Did the dossier have to be ‘verified’ for FBI to use it for Carter Page FISA?

DCNFChuck Ross, DCNF

(Photo by Mark Wilson/Getty Images)

The FBI’s internal guidelines for obtaining secret surveillance warrants against Americans say that “only documented and verified information” may be used in warrant applications.

That would seem to pose a problem for the FBI, since the bureau relied on the infamous and unverified Steele dossier to obtain a FISA warrant against former Trump campaign adviser Carter Page.

California Rep. Devin Nunes, the chairman of the House Permanent Select Committee on Intelligence, pointed out the inconsistency between the FBI’s guidelines and its reliance on the dossier last week in a letter to Attorney General Jeff Sessions.

Nunes noted a passage in the FBI’s Domestic Investigations and Operations Guide which states that “the accuracy of information contained within FISA applications is of utmost importance.”

“Only documented and verified information may be used to support FBI applications [FISA] to the court [FISC],” reads an unredacted version of the guide, dated Oct. 15, 2011.

But national security experts and former FBI officials say that verification of each and every fact mentioned in FISA applications is not necessarily required.

“Evidence presented to the court does not have to be rigorously proved or corroborated. But it does have to be plausible and credible — not just rumor or hearsay,” Steven Aftergood, the director of the Project on Government Secrecy for the Federation of American Scientists, told The Daily Caller News Foundation.

The FBI can cite information that the bureau has not fully verified or corroborated as long as the source for the information is made clear and an assessment of the reliability of the information is included in the application.

It is up to one of the judges sitting on the Foreign Intelligence Surveillance Court to decide if the evidence meets the standard of probable cause that a surveillance target is acting as an agent of a foreign power.

In his letter to Sessions, Nunes suggested that the use of the unverified Steele dossier was a “clear violation of FBI protocols.” The Republican also suggested that U.S. officials may have broken the law by using the dossier in the FISA applications, the first of which was granted against Page on Oct. 21, 2016.

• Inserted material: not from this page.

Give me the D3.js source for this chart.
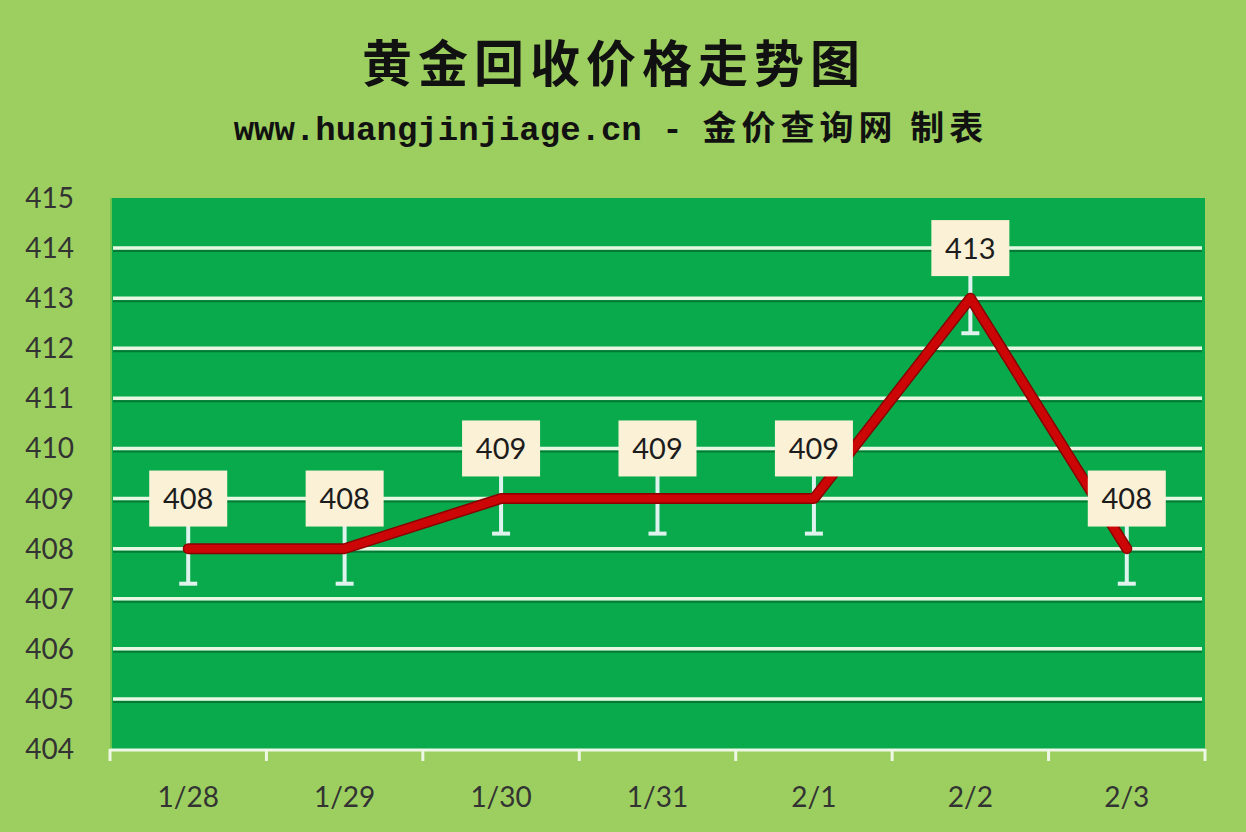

There seems to be little dispute from the either the FBI or Democratic lawmakers that the dossier, including the parts that contain allegations about Page, are unverified.

In his letter, Nunes said that FBI and DOJ officials “have confirmed to the Committee that unverified information from the Steele dossier comprised an essential part of the FISA applications related to Carter Page.”

And in a letter to FBI Director Christopher Wray in January, Iowa Sen. Chuck Grassley and South Carolina Sen. Lindsey Graham said that based on a Senate Committee on the Judiciary review, the Page FISA application “appears to contain no additional information corroborating the dossier allegations against Mr. Page.”

In lieu of corroboration, the FBI appears to have relied heavily on dossier author Christopher Steele’s credibility as a reliable source. The FISA application stated that “based on [Steele’s] previous reporting history with the FBI, whereby [Steele] provided reliable information to the FBI, the FBI believes [Steele’s] reporting to be credible.”

“In short, it appears the FBI relied on admitted uncorroborated information,” reads the Grassley-Graham letter.

So if FBI guidelines explicitly state that facts laid out in FISA applications must be verified, how could the bureau still rely on Steele’s unverified claims in order to obtain the warrant to snoop on Page?

One former FBI special agent says that the relevant fact that had to be verified was that Steele was a source of the information, not that his allegations were fully accurate.

“If you are including source reporting, you must accurately state that it is source reporting and characterize what the source said,” Asha Rangappa, the former agent, said in a recent Twitter exchange with TheDCNF.

“You would typically have a separate source file against which it would be checked. The ‘fact’ is that it is information reported by a source,” she said.